That level of creative immersion extended across the cast. Isaac and Mulligan also spent significant time in ongoing discussions with Lee, shaping their characters as the story evolved.

“My Oura ring legit says I’ve averaged four hours of sleep for the last two years,” Lee jokes. “So, it comes at a cost.”

Like its debut season, the new instalment of Beef draws heavily from real-life experiences — often in ways that feel uncomfortably close to home.

“It just goes to show that real life is so much more interesting than anything my writer brain can come up with,” Lee says.

The initial spark came from overhearing a “heated debate” between a couple in his neighbourhood. What lingered wasn’t just the argument itself, but how people reacted differently when he shared the story.

Read more: Charles Melton And The High Stakes Of ‘Beef’ Season 2

“I found that my younger peers were a lot like Ashley and Austin [asking], ‘did you call the police?’” he recounts. “My similarly aged or older peers were just kind of like, ‘yeah, big deal.’”

That contrast between generations became a central idea for the season.

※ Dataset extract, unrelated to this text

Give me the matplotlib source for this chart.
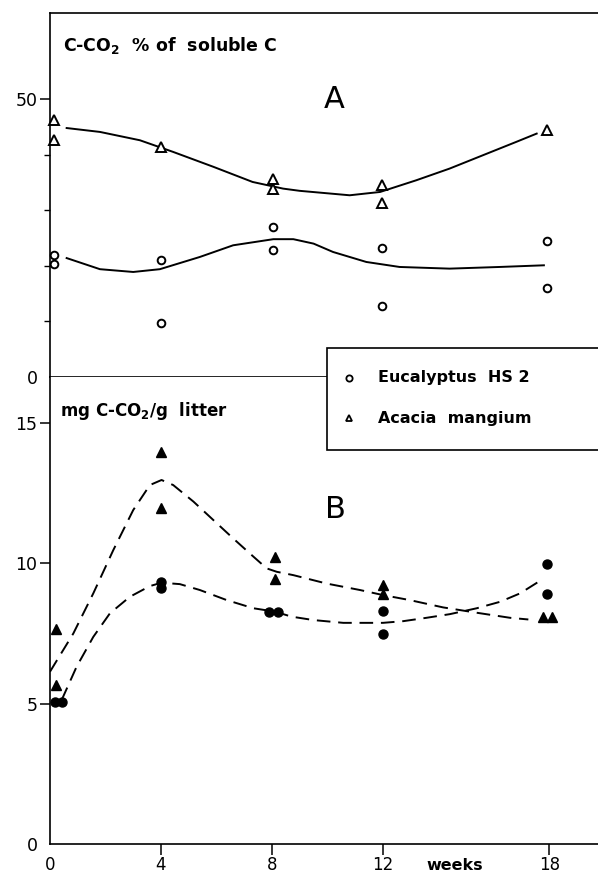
""" Litter incubation: C-CO2 release, Eucalyptus vs Acacia. """

import matplotlib
matplotlib.use("Agg")
import matplotlib.pyplot as plt
from matplotlib.patches import Rectangle
from matplotlib.lines import Line2D

# panel A - C-CO2 as % of soluble C (open symbols, solid curves)
euc_a_weeks = [0.15, 0.15, 4.0, 4.0, 8.05, 8.05, 11.95, 11.95, 17.9, 17.9]
euc_a_vals = [21.9, 20.4, 21.0, 9.7, 27.0, 22.8, 23.3, 12.8, 24.5, 16.1]
aca_a_weeks = [0.15, 0.15, 4.0, 8.05, 8.05, 11.95, 11.95, 17.9]
aca_a_vals = [46.2, 42.6, 41.4, 35.7, 33.8, 34.5, 31.4, 44.5]

euc_a_curve_weeks = [0.6, 1.8, 3.0, 3.96, 5.4, 6.6, 8.05, 8.77, 9.5, 10.2, 11.4, 12.6, 14.4, 16.2, 17.8]
euc_a_curve_vals = [21.4, 19.4, 18.9, 19.4, 21.6, 23.7, 24.8, 24.8, 24.0, 22.5, 20.7, 19.8, 19.5, 19.8, 20.1]
aca_a_curve_weeks = [0.6, 1.8, 3.24, 4.44, 5.9, 7.3, 8.4, 9.0, 10.8, 11.9, 13.2, 14.4, 15.6, 16.8, 17.54]
aca_a_curve_vals = [44.8, 44.1, 42.6, 40.5, 37.8, 35.1, 33.9, 33.5, 32.7, 33.3, 35.4, 37.5, 39.9, 42.3, 43.8]

# panel B - mg C-CO2 / g litter (filled symbols, dashed curves)
euc_b_weeks = [0.18, 0.42, 4.0, 4.0, 7.9, 8.2, 12.0, 12.0, 17.9, 17.9]
euc_b_vals = [5.07, 5.07, 9.35, 9.11, 8.28, 8.28, 8.3, 7.47, 9.98, 8.9]
aca_b_weeks = [0.22, 0.22, 4.0, 4.0, 8.1, 8.1, 12.0, 12.0, 17.75, 18.1]
aca_b_vals = [7.65, 5.66, 13.98, 11.96, 10.24, 9.43, 9.23, 8.9, 8.1, 8.1]

euc_b_curve_weeks = [0.42, 0.96, 1.56, 2.16, 2.88, 3.6, 4.02, 4.68, 5.4, 6.37, 7.33, 8.1, 8.71,
                     9.49, 10.57, 12.0, 12.73, 13.57, 14.41, 15.38, 16.22, 16.94, 17.6]
euc_b_curve_vals = [5.13, 6.32, 7.38, 8.22, 8.81, 9.19, 9.31, 9.26, 9.05, 8.69, 8.4, 8.28, 8.1,
                    7.98, 7.88, 7.88, 7.94, 8.06, 8.19, 8.4, 8.63, 8.93, 9.34]
aca_b_curve_weeks = [0.0, 0.84, 1.56, 2.28, 3.0, 3.6, 4.02, 4.44, 5.17, 5.89, 6.6, 7.33, 7.81, 8.17,
                     8.77, 9.97, 11.17, 12.0, 12.97, 14.17, 15.38, 16.58, 17.24]
aca_b_curve_vals = [6.14, 7.5, 8.93, 10.47, 11.9, 12.79, 12.97, 12.79, 12.2, 11.54, 10.89, 10.24, 9.82, 9.7,
                    9.58, 9.28, 9.05, 8.87, 8.69, 8.43, 8.24, 8.06, 8.0]

x_ticks = [0, 4, 8, 12, 18]
legend_labels = ["Eucalyptus  HS 2", "Acacia  mangium"]


def style_axis(ax):
    for side in ["top", "bottom", "left", "right"]:
        ax.spines[side].set_linewidth(1.2)
    ax.spines["right"].set_visible(False)
    ax.tick_params(which="major", direction="out", length=7, width=1.1, labelsize=12.5, pad=2)
    ax.tick_params(which="minor", direction="out", length=4, width=1.0)


def hide_zero_tick(axis):
    # the zero labels sit on the axis corner without a tick mark
    axis.get_major_ticks()[0].tick1line.set_visible(False)


def main(output_file):
    plt.rcParams["font.family"] = ["DejaVu Sans"]

    fig = plt.figure(figsize=(5.98, 8.76), dpi=100)
    ax_a = fig.add_axes([50 / 598, 1 - 377 / 876, 548 / 598, 364 / 876])
    ax_b = fig.add_axes([50 / 598, 1 - 844 / 876, 548 / 598, 467 / 876])

    # --- A
    ax_a.plot(euc_a_curve_weeks, euc_a_curve_vals, color="black", lw=1.4, zorder=2)
    ax_a.plot(aca_a_curve_weeks, aca_a_curve_vals, color="black", lw=1.4, zorder=2)
    ax_a.plot(euc_a_weeks, euc_a_vals, ls="none", marker="o", ms=5.5, mfc="white",
              mec="black", mew=1.4, clip_on=False, zorder=3)
    ax_a.plot(aca_a_weeks, aca_a_vals, ls="none", marker="^", ms=6.5, mfc="white",
              mec="black", mew=1.4, clip_on=False, zorder=3)

    ax_a.set_xlim(0, 19.75)
    ax_a.set_ylim(0, 65.5)
    ax_a.set_xticks([])
    ax_a.set_yticks([0, 50])
    ax_a.set_yticks([10, 20, 30, 40], minor=True)
    style_axis(ax_a)
    hide_zero_tick(ax_a.yaxis)

    ax_a.text(0.024, 0.912, r"C-CO$_\mathbf{2}$  % of  soluble C", transform=ax_a.transAxes,
              fontsize=12.5, fontweight="bold", va="center", ha="left")
    ax_a.text(10.23, 50.0, "A", fontsize=22, ha="center", va="center")

    # --- B
    ax_b.plot(euc_b_curve_weeks, euc_b_curve_vals, color="black", lw=1.4, dashes=(7, 4), zorder=2)
    ax_b.plot(aca_b_curve_weeks, aca_b_curve_vals, color="black", lw=1.4, dashes=(7, 4), zorder=2)
    ax_b.plot(euc_b_weeks, euc_b_vals, ls="none", marker="o", ms=6.5, color="black",
              clip_on=False, zorder=3)
    ax_b.plot(aca_b_weeks, aca_b_vals, ls="none", marker="^", ms=7.5, color="black",
              clip_on=False, zorder=3)

    ax_b.set_xlim(0, 19.75)
    ax_b.set_ylim(0, 16.64)
    ax_b.set_xticks(x_ticks)
    ax_b.set_yticks([0, 5, 10, 15])
    style_axis(ax_b)
    ax_b.spines["top"].set_visible(False)
    ax_b.tick_params(axis="x", length=8, pad=0.5, labelsize=12)
    hide_zero_tick(ax_b.yaxis)
    hide_zero_tick(ax_b.xaxis)

    ax_b.text(0.018, 0.927, r"mg C-CO$_\mathbf{2}$/g  litter", transform=ax_b.transAxes,
              fontsize=12, fontweight="bold", va="center", ha="left")
    ax_b.text(10.27, 11.93, "B", fontsize=22, ha="center", va="center")
    ax_b.text(14.6, -0.047, "weeks", transform=ax_b.get_xaxis_transform(),
              fontsize=11.5, fontweight="bold", ha="center", va="center")

    # legend box overlapping the two panels, running off the right edge
    box = Rectangle((327 / 598, 1 - 450 / 876), 0.5, 102 / 876, transform=fig.transFigure,
                    facecolor="white", edgecolor="black", lw=1.2, zorder=5)
    fig.add_artist(box)
    for i, (marker, ms) in enumerate([("o", 4.5), ("^", 5.0)]):
        y = 1 - (378 + 40 * i) / 876
        fig.add_artist(Line2D([349 / 598], [y], transform=fig.transFigure, ls="none",
                              marker=marker, ms=ms, mfc="white", mec="black", mew=1.3, zorder=6))
        fig.text(378 / 598, y, legend_labels[i], fontsize=11.5, fontweight="bold",
                 ha="left", va="center", zorder=6)

    plt.savefig(output_file, dpi=100)


if __name__ == "__main__":
    main("out.png")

“I just thought, ‘oh, that’s a show.’”

As the narrative unfolds, the focus shifts beyond conflict into something more reflective — contrasting perspectives on love across different stages of life, from idealism to disillusionment.

Lee frames it as something broader than relationship drama:

“Then as you dig in, we find that the passage of time became such a bigger theme, and you have actually four Russian nesting dolls of couples showing the four seasons of life,” he explains. “I think at the end, it became a meditation of [the idea that] the stages of life come for everybody, and what are you going to do at the end of it?”

The series also doesn’t shy away from weightier topics. Issues like healthcare inequality, class divides, and diaspora identity are woven into the story, often pulled directly from lived experiences.

One storyline in particular — involving Ashley’s medical emergency and the reality of being uninsured — is especially grounded in truth.

“I literally just wrote down in my notes app everything that happened, dialogue I overheard, and pretty much copied and pasted it and wrote it in a day,” Lee says, referencing a 10-hour ER visit he once endured with his wife. “So that episode is not an exaggeration. That is the state of our health industry at the moment.”

Originally planned as a limited series, Beef has now evolved into an anthology, widening its scope from individual conflicts to interconnected relationships across generations.

And at its core, the driving force behind the storytelling hasn’t changed.

“We’re just responding to real life,” Lee says. “I’d love to get to a point where society isn’t what it is, so we can write about something other than class. But until then, we’ll just keep trying to shout it from the mountaintops.”